On Tue, Nov 29, 2016 at 11:45:27AM +0100, Michael Ströder wrote:
> Jakub Hrozek wrote:
> > On Tue, Nov 29, 2016 at 03:40:26AM -0000, [email protected] wrote:
> >> I don't want to
> >> cache credentials and I can't guarantee that the account will have been
> >> used to login before LDAP is offline.
> > 
> > Please note that the credential caching does not actually cache
> > plaintext passwords, but only password hashes. Moreover, the cache is
> > only accessible to the root user.
> 
> Very good for the security. But this password caching requires that the user 
> has
> done a successful login at least once before. That's not true in practice
> because in the DevOps world admins spin up and configure VMs and containers
> without even accessing them.

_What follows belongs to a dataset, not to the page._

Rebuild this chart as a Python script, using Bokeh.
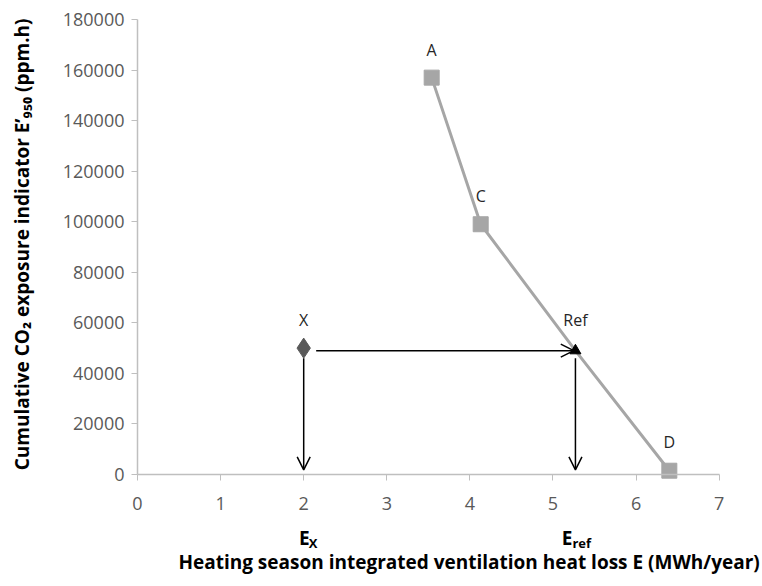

Even if one admin used his password during 
> initial
> setup the admin trying to solve a problem during the night shift likely did 
> not
> enter his password before.
> 
> Pick your poison:
> 
> 1. securely organize temporary(!) emergency access
> 
> 2. LDAP deployment has to be available all times
> 
> 3. sync user account and password hashes to /etc/passwd and /etc/shadow

Would "sss_seed" help here to add a temporary password for
some 'operator' account even if this operator never logged
in? e.g. https://linux.die.net/man/8/sss_seed

I admit I haven't tested sss_seed in quite some time, though. The user
should also exist in the LDAP directory, because the directory is always
considered authoritative and if SSSD was online and the user wasn't
found with LDAP search, then we would consider the account as removed
and remove its entry from the cache as well.